How is all of this possible in a free application? Blender development is currently supported by donations and user purchases of the Official Blender Guide which is extremely useful for learning and reference. The book comes with a CD that includes tutorial files and useful Python scripts. Purchasing the Guide directly from the Blender Foundation will not only cost less than from a retail bookstore, but will ensure that the people responsible for this project can eat and continue development.
Other than helping support product development, the Official Blender Guide is better-than-average documentation with excellent tutorials and strongly recommended for even more experienced users. Using the documentation helps ease the learning associated with any new 3D application, but the Blender Guide is one of the best I have encountered.
As with all open-source software, please be kind when reporting bugs and making feature requests. Much of the development of open-source software, Blender included, is done by volunteers. A light touch in your correspondence will get you much further than a heavy hand.

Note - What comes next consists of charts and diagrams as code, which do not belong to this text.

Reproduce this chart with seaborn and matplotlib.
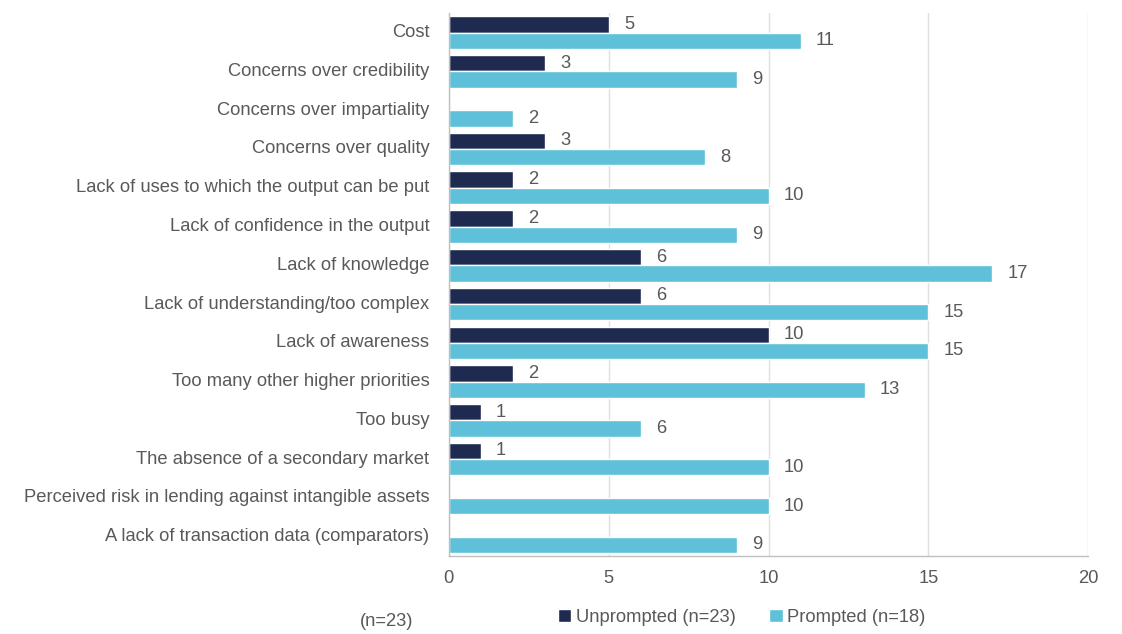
import matplotlib
matplotlib.use("Agg")
import matplotlib.pyplot as plt
from matplotlib.patches import Patch
import seaborn as sns
import pandas as pd

categories = [
    "Cost",
    "Concerns over credibility",
    "Concerns over impartiality",
    "Concerns over quality",
    "Lack of uses to which the output can be put",
    "Lack of confidence in the output",
    "Lack of knowledge",
    "Lack of understanding/too complex",
    "Lack of awareness",
    "Too many other higher priorities",
    "Too busy",
    "The absence of a secondary market",
    "Perceived risk in lending against intangible assets",
    "A lack of transaction data (comparators)",
]
unprompted = [5, 3, 0, 3, 2, 2, 6, 6, 10, 2, 1, 1, 0, 0]
prompted = [11, 9, 2, 8, 10, 9, 17, 15, 15, 13, 6, 10, 10, 9]
series_names = ["Unprompted (n=23)", "Prompted (n=18)"]
x_ticks = [0, 5, 10, 15, 20]
footnote = "(n=23)"

NAVY = "#1f2a50"
SKY = "#5ec1d9"
TEXT = "#595959"
FS = 13.2

df = pd.DataFrame({
    "reason": categories * 2,
    "count": unprompted + prompted,
    "group": [series_names[0]] * len(categories) + [series_names[1]] * len(categories),
})

sns.set_theme(style="white")
plt.rcParams["font.family"] = ["Liberation Sans", "DejaVu Sans"]

fig = plt.figure(figsize=(11.22, 6.34), dpi=100)
ax = fig.add_axes([0.400, 0.123, 0.570, 0.856])

sns.barplot(
    data=df, y="reason", x="count", hue="group", order=categories,
    hue_order=series_names, palette=[NAVY, SKY], orient="h",
    width=0.84, gap=0, saturation=1, legend=False, ax=ax,
)

for container, vals in zip(ax.containers, [unprompted, prompted]):
    labels = [str(v) if v > 0 else "" for v in vals]
    ax.bar_label(container, labels=labels, padding=11, fontsize=FS, color=TEXT)

ax.set_xlim(0, 20)
ax.set_ylim(13.5, -0.5)
ax.set_xticks(x_ticks)
ax.set_xlabel("")
ax.set_ylabel("")
ax.grid(axis="x", color="#e0e0e0", linewidth=1)
ax.set_axisbelow(True)
for side in ["top", "right"]:
    ax.spines[side].set_visible(False)
for side in ["left", "bottom"]:
    ax.spines[side].set_color("#bfbfbf")
    ax.spines[side].set_linewidth(1)
ax.tick_params(axis="y", length=0, pad=14, labelsize=FS, labelcolor=TEXT)
ax.tick_params(axis="x", length=0, pad=10, labelsize=FS, labelcolor=TEXT)
for lbl in ax.get_yticklabels():
    lbl.set_va("center")

handles = [Patch(facecolor=NAVY), Patch(facecolor=SKY)]
fig.legend(handles, series_names, loc="center", bbox_to_anchor=(0.661, 0.026),
           ncol=2, frameon=False, fontsize=FS, labelcolor=TEXT,
           handlelength=0.75, handleheight=0.75, handletextpad=0.25, columnspacing=1.8)
fig.text(0.345, 0.02, footnote, fontsize=FS, color=TEXT, ha="center", va="center")

fig.savefig("out.png", dpi=100)
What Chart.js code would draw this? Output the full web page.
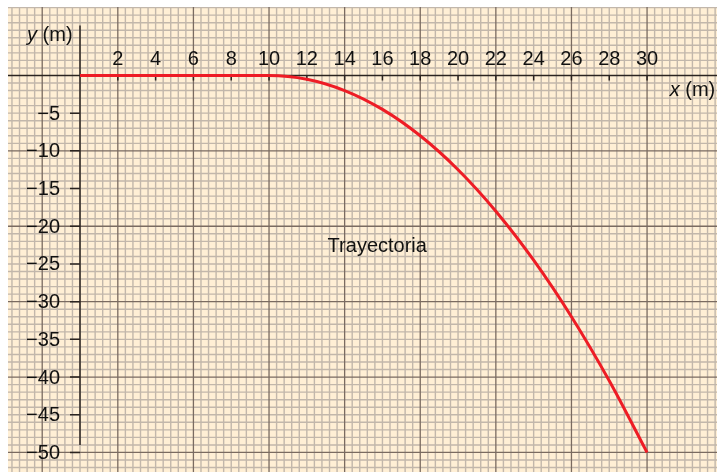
<!DOCTYPE html>
<html>
<head>
<meta charset="utf-8">
<title>Trayectoria</title>
<script src="https://cdn.jsdelivr.net/npm/chart.js@4.4.1/dist/chart.umd.min.js"></script>
<style>
  html, body { margin: 0; padding: 0; background: #fff; }
  #wrap { width: 717px; height: 472px; }
</style>
</head>
<body>
<div id="wrap"><canvas id="tray" width="717" height="472"></canvas></div>
<script>
// values
const xValues = [0, 10, 12, 14, 16, 18, 20, 22, 24, 26, 28, 30];
const yValues = [0, 0, -0.5, -2, -4.5, -8, -12.5, -18, -24.5, -32, -40.5, -50];
const xTicks = [2, 4, 6, 8, 10, 12, 14, 16, 18, 20, 22, 24, 26, 28, 30];
const yTicks = [-5, -10, -15, -20, -25, -30, -35, -40, -45, -50];
const curveLabel = 'Trayectoria';

const FONT = '"Liberation Sans", Arial, sans-serif';
const fmt = (v) => (v < 0 ? '\u2212' + Math.abs(v) : String(v));

const points = xValues.map((x, i) => ({ x, y: yValues[i] }));

// graph paper, axes and labels, all placed through the chart scales
const paper = {
  id: 'paper',
  beforeDatasetsDraw(chart) {
    const { ctx, scales } = chart;
    const xs = scales.x;
    const ys = scales.y;
    const W = chart.width;
    const H = chart.height;
    const left = 8;
    const top = 7;
    const x0 = xs.getPixelForValue(0);
    const y0 = ys.getPixelForValue(0);

    ctx.save();
    ctx.fillStyle = '#ffffff';
    ctx.fillRect(0, 0, W, H);
    ctx.fillStyle = '#ffefd5';
    ctx.fillRect(left, top, W - left, H - top);

    ctx.beginPath();
    ctx.rect(left, top, W - left, H - top);
    ctx.clip();

    // minor lines: 0.4 m across, 1 m down
    ctx.strokeStyle = '#c2b7ab';
    ctx.lineWidth = 1.4;
    ctx.beginPath();
    for (let k = -12; k <= 86; k++) {
      if ((k - 5) % 10 === 0) continue;
      const px = xs.getPixelForValue(k * 0.4);
      ctx.moveTo(px, 0); ctx.lineTo(px, H);
    }
    for (let v = -53; v <= 11; v++) {
      if (v % 10 === 0) continue;
      const py = ys.getPixelForValue(v);
      ctx.moveTo(0, py); ctx.lineTo(W, py);
    }
    ctx.stroke();

    // major lines
    ctx.strokeStyle = '#7a6b61';
    ctx.lineWidth = 1.3;
    ctx.beginPath();
    for (let k = -15; k <= 95; k += 10) {
      const px = xs.getPixelForValue(k * 0.4);
      ctx.moveTo(px, 0); ctx.lineTo(px, H);
    }
    for (let v = -60; v <= 10; v += 10) {
      if (v === 0) continue;
      const py = ys.getPixelForValue(v);
      ctx.moveTo(0, py); ctx.lineTo(W, py);
    }
    ctx.stroke();

    // axes
    ctx.strokeStyle = '#2b2420';
    ctx.lineWidth = 1.5;
    ctx.beginPath();
    ctx.moveTo(0, y0); ctx.lineTo(W, y0);
    ctx.moveTo(x0, y0 - 50); ctx.lineTo(x0, ys.getPixelForValue(-49));
    xTicks.forEach((v) => {
      const px = xs.getPixelForValue(v);
      ctx.moveTo(px, y0); ctx.lineTo(px, y0 + 5);
    });
    yTicks.forEach((v) => {
      const py = ys.getPixelForValue(v);
      ctx.moveTo(x0 - 10, py); ctx.lineTo(x0, py);
    });
    ctx.stroke();

    // tick labels
    ctx.fillStyle = '#111111';
    ctx.font = '20px ' + FONT;
    ctx.textBaseline = 'alphabetic';
    ctx.textAlign = 'center';
    xTicks.forEach((v) => {
      ctx.fillText(fmt(v), xs.getPixelForValue(v), y0 - 10.5);
    });
    ctx.textAlign = 'right';
    yTicks.forEach((v) => {
      ctx.fillText(fmt(v), x0 - 20, ys.getPixelForValue(v) + 6.5);
    });

    // axis names
    ctx.textAlign = 'left';
    ctx.font = 'italic 20px ' + FONT;
    ctx.fillText('y', x0 - 53, y0 - 34.5);
    let w = ctx.measureText('y').width;
    ctx.font = '20px ' + FONT;
    ctx.fillText(' (m)', x0 - 53 + w, y0 - 34.5);

    ctx.font = 'italic 20px ' + FONT;
    ctx.fillText('x', xs.getPixelForValue(31.2), y0 + 20.5);
    w = ctx.measureText('x').width;
    ctx.font = '20px ' + FONT;
    ctx.fillText(' (m)', xs.getPixelForValue(31.2) + w, y0 + 20.5);

    // curve name
    ctx.fillText(curveLabel, xs.getPixelForValue(13.1), ys.getPixelForValue(-23.4));
    ctx.restore();
  },
};

new Chart(document.getElementById('tray'), {
  type: 'scatter',
  data: {
    datasets: [{
      label: curveLabel,
      data: points,
      showLine: true,
      borderColor: '#ee1c25',
      borderWidth: 3,
      pointRadius: 0,
      cubicInterpolationMode: 'monotone',
      fill: false,
    }],
  },
  options: {
    responsive: false,
    animation: false,
    layout: { padding: 0 },
    plugins: {
      legend: { display: false },
      tooltip: { enabled: false },
    },
    scales: {
      x: { type: 'linear', display: false, min: -4.233, max: 33.70 },
      y: { type: 'linear', display: false, min: -52.59, max: 10.01 },
    },
  },
  plugins: [paper],
});
</script>
</body>
</html>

Even if it cost several hundred dollars, as with many entry-level 3D packages, Blender offers a powerful and competitive solution with features that surpass many commercial products. Blender is not a perfect application—and after using 3D software for over a decade I have yet to find 3D utopia—but it is in the short list of applications that are close. Its powerful features, improved interface, strong continued development, and helpful and open user community make Blender an amazing tool for illustration, design, effects, and animation. And it’s free.